El número 10 es el corazón de toda la normativa: «Permanezca cada uno en su celda o junto a ella, meditando día y noche la ley del Señor y velando en oración, a no ser que deba dedicarse a otros justos quehaceres».
En la tradición judeo-cristiana, se llama «Ley» o «Ley de Moisés» a los cinco primeros libros de la Biblia, que no solo recogen normas de vida, sino también los relatos de la creación, las historias de los patriarcas, la alianza del Sinaí, el camino de Israel por el desierto hacia la tierra prometida, etc.
Igualmente, tradicionalmente se ha llamado «Ley del Señor» o «Ley evangélica» a los escritos del Nuevo Testamento en general, especialmente a los cuatro evangelios. Por lo tanto, la invitación a meditar la ley del Señor no es una petición para que estudiemos un código de derecho, sino la Palabra de Dios, a la que se da gran importancia en toda la Regla:
«Fortaleced vuestros pechos con pensamientos santos…, de manera que améis al Señor vuestro Dios con todo el corazón, con toda la mente, con todas las fuerzas… La Palabra de Dios habite en toda su riqueza en vuestra boca y en vuestros corazones.

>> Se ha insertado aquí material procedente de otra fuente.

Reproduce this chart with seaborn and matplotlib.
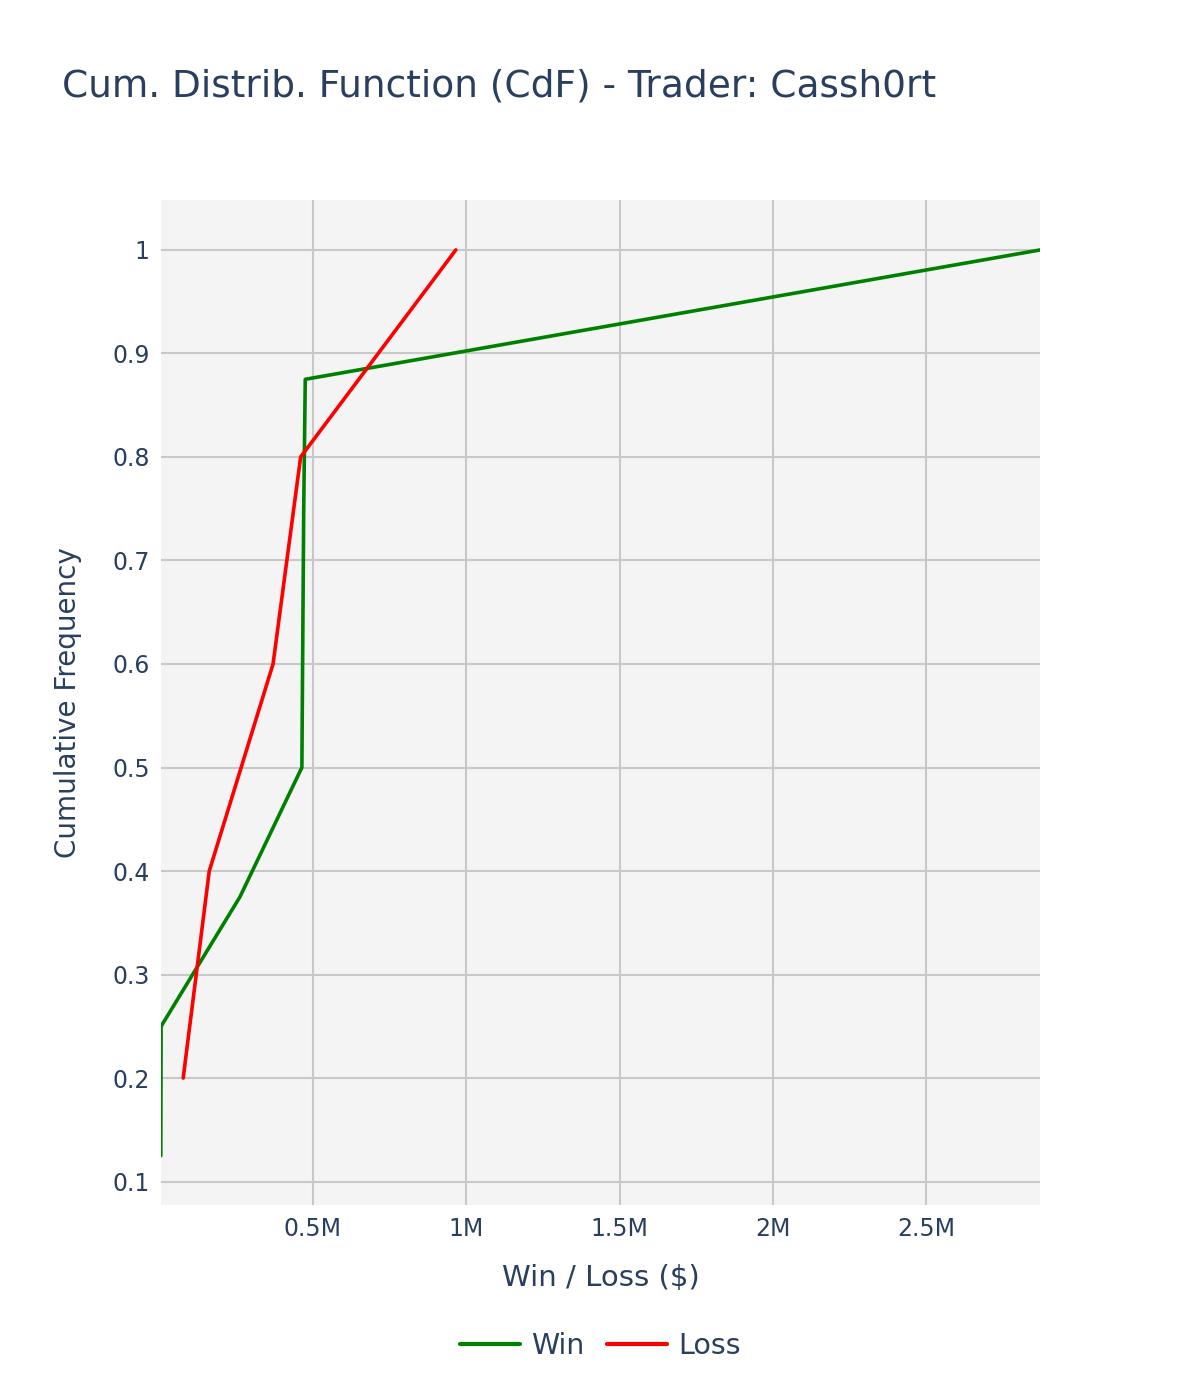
import pandas as pd
import matplotlib.pyplot as plt
import seaborn as sns
from matplotlib.ticker import FuncFormatter

# Values (x in $ millions)
win_x = [0.004, 0.005, 0.262, 0.464, 0.467, 0.470, 0.475, 2.872]
win_y = [0.125, 0.25, 0.375, 0.5, 0.625, 0.75, 0.875, 1.0]
loss_x = [0.077, 0.162, 0.370, 0.460, 0.966]
loss_y = [0.2, 0.4, 0.6, 0.8, 1.0]

x_ticks = [0.5, 1.0, 1.5, 2.0, 2.5]
y_ticks = [0.1, 0.2, 0.3, 0.4, 0.5, 0.6, 0.7, 0.8, 0.9, 1.0]

df = pd.concat([
    pd.DataFrame({'x': win_x, 'y': win_y, 'Series': 'Win'}),
    pd.DataFrame({'x': loss_x, 'y': loss_y, 'Series': 'Loss'}),
])

text_color = '#2a3f5f'
sns.set_theme(style='white')
plt.rcParams['font.family'] = ['DejaVu Sans']

fig = plt.figure(figsize=(12, 14), dpi=100)
ax = fig.add_axes([0.134, 0.139, 0.733, 0.718])
ax.set_facecolor('#f4f4f4')

sns.lineplot(data=df, x='x', y='y', hue='Series', palette={'Win': 'green', 'Loss': 'red'},
             sort=False, estimator=None, linewidth=2.6, ax=ax)

ax.set_xlim(0.004, 2.872)
ax.set_ylim(0.077, 1.048)
ax.set_xticks(x_ticks)
ax.set_yticks(y_ticks)
ax.xaxis.set_major_formatter(FuncFormatter(lambda v, p: f'{v:g}M'))
ax.yaxis.set_major_formatter(FuncFormatter(lambda v, p: f'{v:g}'))
ax.grid(True, color='#c8c8c8', linewidth=1.5)
ax.set_axisbelow(True)
for s in ax.spines.values():
    s.set_visible(False)
ax.tick_params(axis='both', length=0, labelsize=17, colors=text_color, pad=8)

ax.set_xlabel('Win / Loss ($)', fontsize=21, color=text_color, labelpad=17)
ax.set_ylabel('Cumulative Frequency', fontsize=20, color=text_color, labelpad=22)

fig.text(0.052, 0.938, 'Cum. Distrib. Function (CdF) - Trader: Cassh0rt',
         fontsize=27, color=text_color, va='center', ha='left')

leg = ax.legend(loc='center', bbox_to_anchor=(0.5, -0.14), ncol=2, frameon=False,
                fontsize=20.5, handlelength=2.1, columnspacing=0.8, handletextpad=0.4)
for t in leg.get_texts():
    t.set_color(text_color)
for line in leg.get_lines():
    line.set_linewidth(3)

fig.savefig('out.png', dpi=100, facecolor='white')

Y lo que debáis hacer, hacedlo conforme a la Palabra del Señor» (n. 19).
Siguiendo el ejemplo del profeta Elías, los y las carmelitas deben esforzarse por vivir siempre en presencia de Dios, dejando que él llene sus mentes y sus corazones, relacionándose amorosamente con él en la oración, dejándose instruir por su Palabra.

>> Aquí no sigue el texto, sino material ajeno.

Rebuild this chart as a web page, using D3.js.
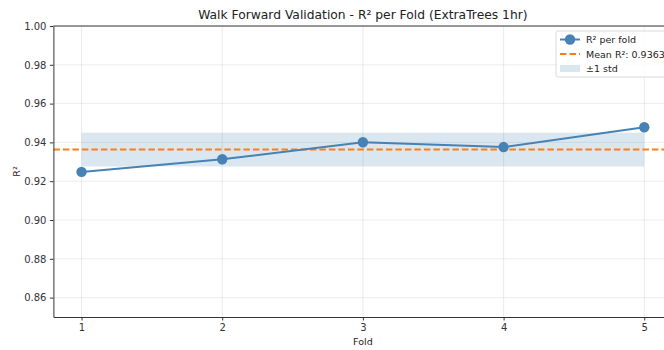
<!DOCTYPE html>
<html>
<head>
<meta charset="utf-8">
<script src="https://cdn.jsdelivr.net/npm/d3@7"></script>
<style>
  html, body { margin: 0; padding: 0; background: #fff; }
  svg { display: block; }
</style>
</head>
<body>
<div id="chart"></div>
<script>
// walk-forward R² per fold, ExtraTrees 1hr
const folds = [1, 2, 3, 4, 5];
const r2 = [0.9248, 0.9313, 0.9401, 0.9376, 0.9478];
const meanR2 = 0.9363;
const stdR2 = 0.0087;
const yTicks = [0.86, 0.88, 0.90, 0.92, 0.94, 0.96, 0.98, 1.00];
const legendLabels = ["R² per fold", "Mean R²: 0.9363", "±1 std"];

const W = 664, H = 350;
const ML = 53.4, MR = -8.4, MT = 26, MB = 33;
const FONT = "'DejaVu Sans', sans-serif";
const BLUE = "#4682b4", ORANGE = "#ff7f0e";

const x = d3.scaleLinear().domain([0.8, 5.2]).range([ML, W - MR]);
const y = d3.scaleLinear().domain([0.85, 1.0]).range([H - MB, MT]);

const svg = d3.select("#chart").append("svg")
  .attr("width", W).attr("height", H)
  .style("font-family", FONT);

svg.append("clipPath").attr("id", "plot")
  .append("rect").attr("x", ML).attr("y", MT)
  .attr("width", x(5.2) - ML).attr("height", y(0.85) - MT);

const plot = svg.append("g").attr("clip-path", "url(#plot)");

// grid
yTicks.forEach(v => {
  plot.append("line")
    .attr("x1", ML).attr("x2", x(5.2))
    .attr("y1", y(v)).attr("y2", y(v))
    .attr("stroke", "#b0b0b0").attr("stroke-opacity", 0.3).attr("stroke-width", 0.8);
});
folds.forEach(f => {
  plot.append("line")
    .attr("x1", x(f)).attr("x2", x(f))
    .attr("y1", MT).attr("y2", y(0.85))
    .attr("stroke", "#b0b0b0").attr("stroke-opacity", 0.3).attr("stroke-width", 0.8);
});

// ±1 std band
plot.append("rect")
  .attr("x", x(folds[0])).attr("width", x(folds[folds.length - 1]) - x(folds[0]))
  .attr("y", y(meanR2 + stdR2)).attr("height", y(meanR2 - stdR2) - y(meanR2 + stdR2))
  .attr("fill", BLUE).attr("fill-opacity", 0.2);

// mean line
plot.append("line")
  .attr("x1", ML).attr("x2", x(5.2))
  .attr("y1", y(meanR2)).attr("y2", y(meanR2))
  .attr("stroke", ORANGE).attr("stroke-width", 2).attr("stroke-dasharray", "6.5 3");

// fold line + markers
const pts = folds.map((f, i) => [f, r2[i]]);
plot.append("path")
  .attr("d", d3.line().x(d => x(d[0])).y(d => y(d[1]))(pts))
  .attr("fill", "none").attr("stroke", BLUE).attr("stroke-width", 2);
plot.selectAll("circle.pt").data(pts).join("circle")
  .attr("class", "pt")
  .attr("cx", d => x(d[0])).attr("cy", d => y(d[1])).attr("r", 5.2)
  .attr("fill", BLUE);

// axes
const yAxis = svg.append("g")
  .attr("transform", `translate(${ML},0)`)
  .call(d3.axisLeft(y).tickValues(yTicks).tickFormat(d3.format(".2f"))
    .tickSizeInner(3.5).tickSizeOuter(0).tickPadding(3.5));
const xAxis = svg.append("g")
  .attr("transform", `translate(0,${y(0.85)})`)
  .call(d3.axisBottom(x).tickValues(folds).tickFormat(d3.format("d"))
    .tickSizeInner(3.5).tickSizeOuter(0).tickPadding(3.5));
[yAxis, xAxis].forEach(a => {
  a.select(".domain").attr("stroke", "#333").attr("stroke-width", 1);
  a.selectAll(".tick line").attr("stroke", "#333");
  a.selectAll("text").attr("fill", "#333").style("font-size", "10px").style("font-family", FONT);
});
// top spine
svg.append("line")
  .attr("x1", ML).attr("x2", W).attr("y1", MT).attr("y2", MT)
  .attr("stroke", "#333").attr("stroke-width", 1);

// labels
svg.append("text")
  .attr("x", (ML + x(5.2)) / 2).attr("y", 19)
  .attr("text-anchor", "middle")
  .style("font-size", "12.3px").attr("fill", "#222")
  .text("Walk Forward Validation - R² per Fold (ExtraTrees 1hr)");
svg.append("text")
  .attr("x", (ML + x(5.2)) / 2).attr("y", 345)
  .attr("text-anchor", "middle")
  .style("font-size", "9.5px").attr("fill", "#222")
  .text("Fold");
svg.append("text")
  .attr("transform", `translate(20,${(MT + y(0.85)) / 2}) rotate(-90)`)
  .attr("text-anchor", "middle")
  .style("font-size", "9.5px").attr("fill", "#222")
  .text("R²");

// legend
const lg = svg.append("g").attr("transform", "translate(556,31)");
lg.append("rect")
  .attr("x", 0).attr("y", 0).attr("width", 120).attr("height", 46).attr("rx", 2)
  .attr("fill", "#fff").attr("fill-opacity", 0.8)
  .attr("stroke", "#d0d0d0").attr("stroke-width", 0.8);
const rowY = [8.5, 23, 37.5];
lg.append("line").attr("x1", 4).attr("x2", 24).attr("y1", rowY[0]).attr("y2", rowY[0])
  .attr("stroke", BLUE).attr("stroke-width", 2);
lg.append("circle").attr("cx", 14).attr("cy", rowY[0]).attr("r", 5.2).attr("fill", BLUE);
lg.append("line").attr("x1", 4).attr("x2", 24).attr("y1", rowY[1]).attr("y2", rowY[1])
  .attr("stroke", ORANGE).attr("stroke-width", 2).attr("stroke-dasharray", "6.5 3");
lg.append("rect").attr("x", 4).attr("y", rowY[2] - 3.5).attr("width", 20).attr("height", 7)
  .attr("fill", BLUE).attr("fill-opacity", 0.2);
legendLabels.forEach((t, i) => {
  lg.append("text")
    .attr("x", 30).attr("y", rowY[i] + 3.5)
    .style("font-size", "9.5px").attr("fill", "#222")
    .text(t);
});
</script>
</body>
</html>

El epílogo de la Regla es una invitación a la generosidad personal, para no contentarse solo con cumplir lo establecido, pero con una nueva invitación a la moderación: «Si alguno está dispuesto a dar más, el Señor mismo, cuando vuelva, se lo recompensará. Hágase uso, sin embargo, del discernimiento, que es el que modera las virtudes» (n. 24).